On the whole, my generation has raised a passle of kids who cannot decide how to do one damned thing for themselves.  They have been fed, showered, entertained, scheduled, mollycoddled, driven to school, driven to practice, driven to piano lessons, until we as parents are driven to tears.  When I was a child, I spent probably three solid weeks of afternoons and weekends in Felicia Morrow's backyard, the two of us (sometimes four, if joined by Markie and Carla Morrow) with spoons determined to dig far enough to get to China.  We entertained ourselves!  I cannot once remember trudging into my mom's kitchen and whining that I was "bored" if she didn't fill every waking moment of my time with some planned activity.

Now, there are students whose parents call to drop their kids' college courses for them; parents who decide via phone photo texts which pair of shoes their kid should buy; parents who call or text their 20-something children multiple times a day and expect an immediate response.  HELLOOOOOOOO...you are raising a generation of adults who cannot wipe their own noses (or, probably, arses).  But they have first-rate expensive educations that also somehow never taught them how to write out a rent check.

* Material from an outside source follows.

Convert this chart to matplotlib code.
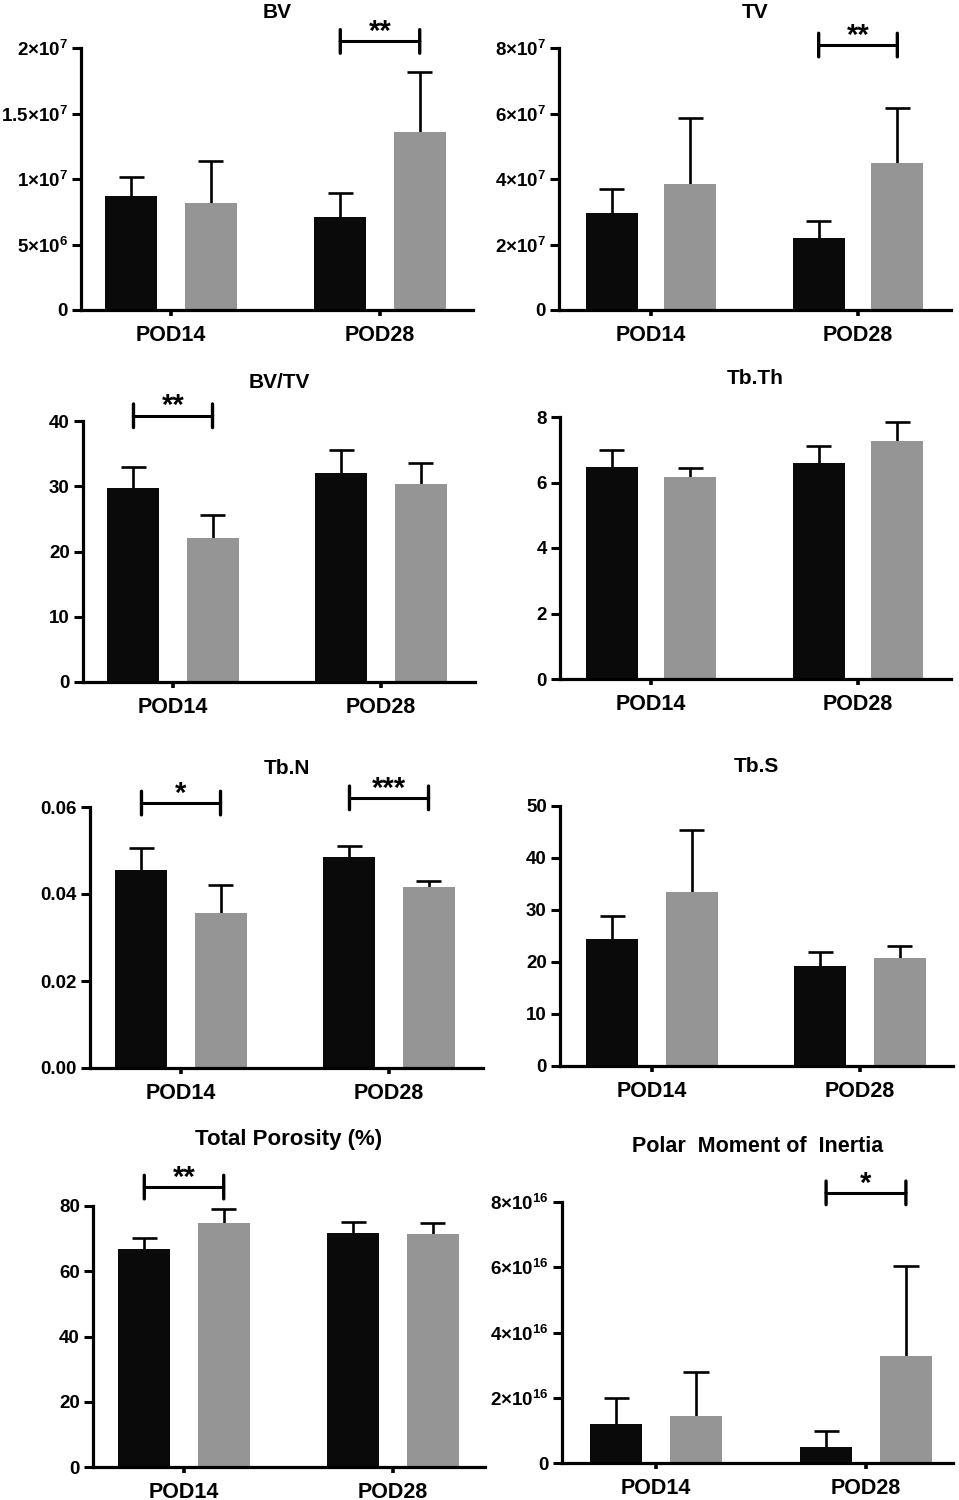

So yeah, I am fine with Alec never going to college.  In fact, I am finally fine with *my* never graduating from college.  I look at my kids - one married, one not; one college educated, one not; one living in a big city, one not - and I realize that they couldn't be more equal in my eyes.  And, joy of joys, I couldn't possibly love either of them one iota more.

So please, please, people - give your children a break.  Teach them to have fun, teach them how to tie their shoes, encourage them to be all they can be, then support them every step of the way when they don't take the exact path you may have chosen for them.

Oh yeah, and stop calling them every day - they need some time to learn to fend for themselves!  They will still call when they need you, but at least it will be for work advice and possibly a food preparation question, rather than to ask you to send them money for rent because they spent all theirs on WOW server memberships.